Der Rausch heißt auch im Dialekt so, aber dafür gibt es eine ganze Reihe anderer Bezeichnungen, von denen man nicht sagen kann, wo sie alle herkommen: Tambl, Tåmpf, Tuljee, Zulln, Schmiërer, Kail, Ruëß, Siëder, Stiëber, Ziëcher, Zirbl, Hiijo. Tuljee und Hiijo könnten Nachahmungen der weinseligen Lustschreie von Betrunkenen sein, Zirbl ist ursprünglich so viel wie ‘Wirbel’ oder ‘Drehung’, was durchaus zu den Bewegungen stark Betrunkener passt. Bei Schmiërer könnte man an die Wirkung eines Schlages denken. Am weitesten verbreitet scheint Tåmpf zu sein, das ja an sich einen Zustand der Erregung beinhaltet, der dann vom Siëder noch übertroffen wird. Tamml steht in manchen Dialekten für ‘Dummkopf’, ob unser Tambl mit Taumel zusammenhängt, ist fraglich. Wenn von Suff die Rede ist, kann es sich um das Saufen allgemein handeln, oder aber auch um einen einzelnen Rausch, vor allem, wenn es heißt, dass jemand in Suff etwas gesagt oder angestellt hat. Wenn man von einem durschtign Mandl spricht, dann meint man jemanden, der häufig über den Durst trinkt. So einer hat dann oft uën huckn oder er liifert uën, wobei jeder weiß, was mit dem unbestimmten Artikel uën gemeint ist. Dieses uën huckn hoobm erinnert an die Erzählungen und Sagen, in denen der Teufel oder ein beleidigter Norgge auraitit, also ‘bei einem aufsitzt’, womit dann die unsicheren Tritte und die schwankende Haltung Betrunkener erklärt würde.

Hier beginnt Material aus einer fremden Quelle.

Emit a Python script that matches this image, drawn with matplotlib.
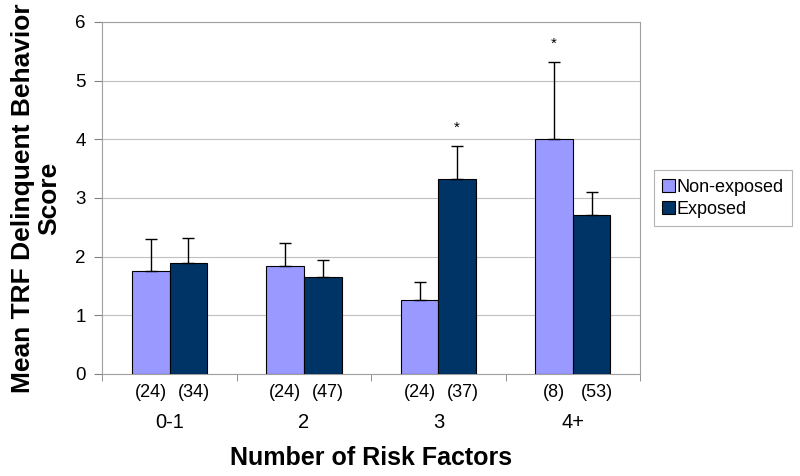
import matplotlib
matplotlib.use("Agg")
import matplotlib.pyplot as plt
import numpy as np

plt.rcParams['font.family'] = ['Liberation Sans', 'DejaVu Sans']

categories = ["0-1", "2", "3", "4+"]
series_names = ["Non-exposed", "Exposed"]
non_exposed = [1.75, 1.84, 1.26, 4.01]
exposed = [1.89, 1.65, 3.33, 2.71]
non_exposed_err = [0.55, 0.40, 0.30, 1.31]
exposed_err = [0.43, 0.30, 0.55, 0.40]
non_exposed_n = ["(24)", "(24)", "(24)", "(8)"]
exposed_n = ["(34)", "(47)", "(37)", "(53)"]
significant_non = [False, False, False, True]
significant_exp = [False, False, True, False]
yticks = [0, 1, 2, 3, 4, 5, 6]

c_non = "#9999FF"
c_exp = "#003366"

fig = plt.figure(figsize=(8, 4.76), dpi=100)
ax = fig.add_axes([0.128, 0.2143, 0.672, 0.7395])

x = np.arange(len(categories))
w = 0.28
x_non = x - w / 2
x_exp = x + w / 2

ax.bar(x_non, non_exposed, w, color=c_non, edgecolor="black", linewidth=0.8,
       label=series_names[0], zorder=3)
ax.bar(x_exp, exposed, w, color=c_exp, edgecolor="black", linewidth=0.8,
       label=series_names[1], zorder=3)

ax.errorbar(x_non, non_exposed, yerr=[np.zeros(4), non_exposed_err], fmt="none",
            ecolor="black", elinewidth=1, capsize=4, capthick=1, zorder=4)
ax.errorbar(x_exp, exposed, yerr=[np.zeros(4), exposed_err], fmt="none",
            ecolor="black", elinewidth=1, capsize=4, capthick=1, zorder=4)

for xi, v, e, s in zip(x_non, non_exposed, non_exposed_err, significant_non):
    if s:
        ax.annotate("*", (xi, v + e), xytext=(0, 8), textcoords="offset points",
                    ha="center", va="bottom", fontsize=11)
for xi, v, e, s in zip(x_exp, exposed, exposed_err, significant_exp):
    if s:
        ax.annotate("*", (xi, v + e), xytext=(0, 8), textcoords="offset points",
                    ha="center", va="bottom", fontsize=11)

for xi, t in zip(x_non, non_exposed_n):
    ax.annotate(t, (xi, 0), xycoords=("data", "axes fraction"), xytext=(0, -13.5),
                textcoords="offset points", ha="center", va="center", fontsize=13)
for xi, t in zip(x_exp, exposed_n):
    ax.annotate(t, (xi + 0.04, 0), xycoords=("data", "axes fraction"), xytext=(0, -13.5),
                textcoords="offset points", ha="center", va="center", fontsize=13)

ax.set_xlim(-0.5, len(categories) - 0.5)
ax.set_ylim(0, 6)
ax.set_yticks(yticks)
ax.set_yticklabels([str(t) for t in yticks], fontsize=13.5)
ax.set_xticks(x)
ax.set_xticklabels(categories, fontsize=14.5)
ax.tick_params(axis="x", which="major", length=0, pad=28)
ax.set_xticks(np.arange(len(categories) + 1) - 0.5, minor=True)
ax.tick_params(axis="x", which="minor", length=5, color="#808080", direction="out")
ax.tick_params(axis="y", length=6, color="#808080", direction="out", pad=6)

ax.yaxis.grid(True, color="#c0c0c0", linewidth=0.8, zorder=0)
ax.set_axisbelow(True)
for sp in ax.spines.values():
    sp.set_color("#a0a0a0")
    sp.set_linewidth(0.8)

ax.set_xlabel("Number of Risk Factors", fontsize=18, fontweight="bold", labelpad=10.5)
ax.set_ylabel("Mean TRF Delinquent Behavior\nScore", fontsize=19, fontweight="bold",
              labelpad=10, linespacing=1.12)

leg = ax.legend(loc="center left", bbox_to_anchor=(0.8175, 0.5835),
                bbox_transform=fig.transFigure, fontsize=13, frameon=True,
                fancybox=False, edgecolor="#a0a0a0", handlelength=0.7,
                handleheight=0.7, handletextpad=0.1, borderpad=0.45,
                labelspacing=0.3, borderaxespad=0)
leg.get_frame().set_linewidth(0.8)

fig.savefig("out.png", dpi=100)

Neben diesen Bezeichnungen der Volltrunkenheit, die auch in den folgenden Eigenschaftswörtern moul, ruëßig, pituusilit, tschuggo, psoffn, foll, kuëlochfoll, zuë, zullit, knill zum Ausdruck kommt, gibt es auch feinere Abstufungen der Wirkung des Alkohols, nämlich jemand kann guët augilegg oder einfach guët au, luschtig und oonggstochn sein. Pituusilit entspricht dem standardsprachlichen beduselt, das auch ‘leicht betrunken’ bedeutet. Moul, das den Zusatnd von Früchten beschreibt, die langsam in Fäulnis übergehen, beschreibt hier den Übergang von einem normalen in einen weniger gesunden Zustand eines Menschen. Dasselbe gilt für oonggstochn.

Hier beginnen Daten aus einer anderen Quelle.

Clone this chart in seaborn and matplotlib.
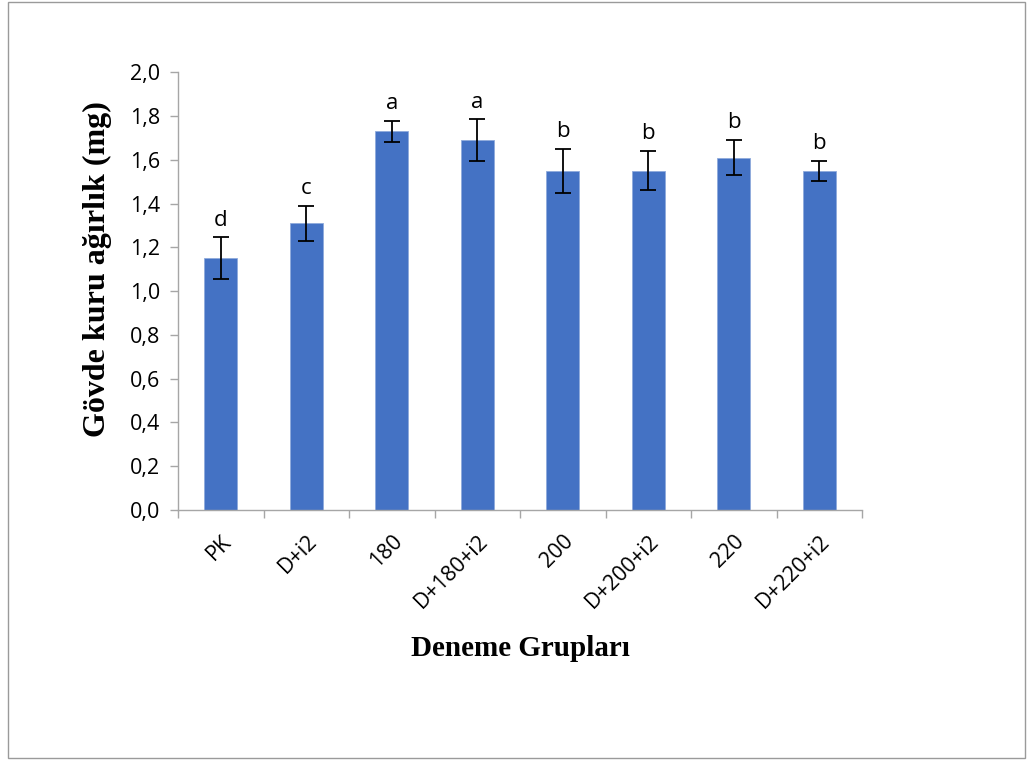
import numpy as np
import pandas as pd
import seaborn as sns
import matplotlib.pyplot as plt
from matplotlib.patches import Rectangle
from matplotlib.ticker import FuncFormatter, MultipleLocator

groups = ["PK", "D+i2", "180", "D+180+i2", "200", "D+200+i2", "220", "D+220+i2"]
means = [1.15, 1.31, 1.73, 1.69, 1.55, 1.55, 1.61, 1.55]
errors = [0.095, 0.08, 0.048, 0.095, 0.10, 0.09, 0.08, 0.045]
letters = ["d", "c", "a", "a", "b", "b", "b", "b"]

df = pd.DataFrame({"grup": groups, "deger": means})

sns.set_theme(style="white")
plt.rcParams["font.family"] = ["Open Sans", "DejaVu Sans"]
plt.rcParams["text.color"] = "black"
plt.rcParams["axes.labelcolor"] = "black"
plt.rcParams["xtick.labelcolor"] = "black"
plt.rcParams["ytick.labelcolor"] = "black"

fig = plt.figure(figsize=(10.31, 7.6), dpi=100)
ax = fig.add_axes([0.1727, 0.329, 0.6634, 0.576])

sns.barplot(data=df, x="grup", y="deger", color="#4472C4", saturation=1,
            width=0.39, errorbar=None, ax=ax)
for p in ax.patches:
    p.set_edgecolor("#8FAADC")
    p.set_linewidth(0.6)

xs = np.arange(len(groups))
ax.errorbar(xs, means, yerr=errors, fmt="none", ecolor="black",
            elinewidth=1.3, capsize=6, capthick=1.3)

# significance letters above each error bar
for x, m, e, l in zip(xs, means, errors, letters):
    ax.text(x, m + e + 0.03, l, ha="center", va="bottom", fontsize=16,
            color="black")

ax.set_ylim(0, 2.0)
ax.set_xlim(-0.5, len(groups) - 0.5)
ax.yaxis.set_major_locator(MultipleLocator(0.2))
ax.yaxis.set_major_formatter(FuncFormatter(lambda v, _: f"{v:.1f}".replace(".", ",")))

ax.set_xticks(np.arange(len(groups) + 1) - 0.5, minor=False)
ax.set_xticklabels([])
ax.set_xticks(xs, minor=True)
ax.set_xticklabels(groups, minor=True, rotation=45, ha="right",
                   rotation_mode="anchor", fontsize=15.5)
ax.tick_params(axis="x", which="minor", length=0, pad=15)
ax.tick_params(axis="x", which="major", length=6, color="#A6A6A6", width=1,
               direction="out", bottom=True)
ax.tick_params(axis="y", length=6, color="#A6A6A6", width=1, direction="out",
               left=True, labelsize=15.5, pad=7)

for s in ["top", "right"]:
    ax.spines[s].set_visible(False)
for s in ["left", "bottom"]:
    ax.spines[s].set_color("#A6A6A6")
    ax.spines[s].set_linewidth(1)

ax.set_xlabel("Deneme Grupları", fontsize=21, fontweight="bold",
              family="Liberation Serif", labelpad=16)
ax.set_ylabel("Gövde kuru ağırlık (mg)", fontsize=23, fontweight="bold",
              family="Liberation Serif")
ax.yaxis.set_label_coords(-0.097, 0.55)

fig.patches.append(Rectangle((0.008, 0.002), 0.986, 0.995, transform=fig.transFigure,
                             fill=False, edgecolor="#9A9A9A", linewidth=1))

fig.savefig("out.png", dpi=100)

Gesoffen wurde oft am Sonntag nach der Messe. Die Leute, die es nicht rechtzeitig fürs Mittagessen aweckderlempert sain, sind dann oft gleich den ganzen Nachmittag huckn gipliibm. Eine erste Folgeerscheinung starken Alkoholgenusses ist, dass einer schwenggit und schwergglt, also ‘schwankend geht’. Auf Festplätzen waren besoffene Schlägereien früher an der Tasgesordnung, heute wird doch viel seltener zåmmggschloogn.

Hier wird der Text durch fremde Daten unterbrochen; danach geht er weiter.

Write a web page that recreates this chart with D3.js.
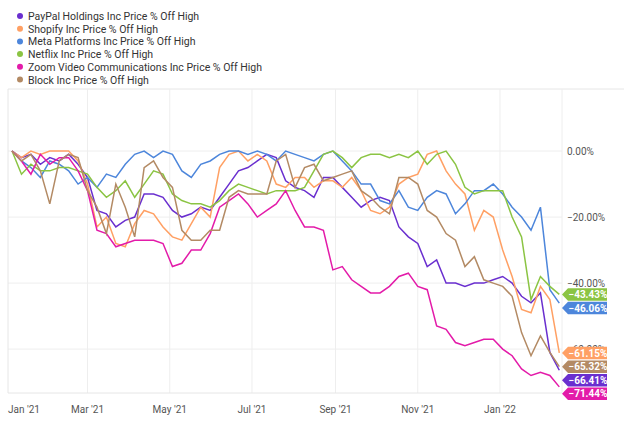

Wenn einer noch fi gëschter iibrig isch, bedeutet das, dass ihm der gestrige Zuspruch zum Alkohol noch deutlich anzumerken ist und dass er wahrscheinlich auch noch an Prånt håt oder prantig isch, womit der starke Durst als Folge intensiven Alkoholkonsums gemeint ist.

Als Probe der Nüchternheit musste einer Kloosn treetn, d.h. er musste die Ritzen der Bodendielen entlanggehen, ohne zu schwergglin. Dabei ließ sich feststellen, ob er noch gloosniëchter war oder doch schon leicht oonggstochn.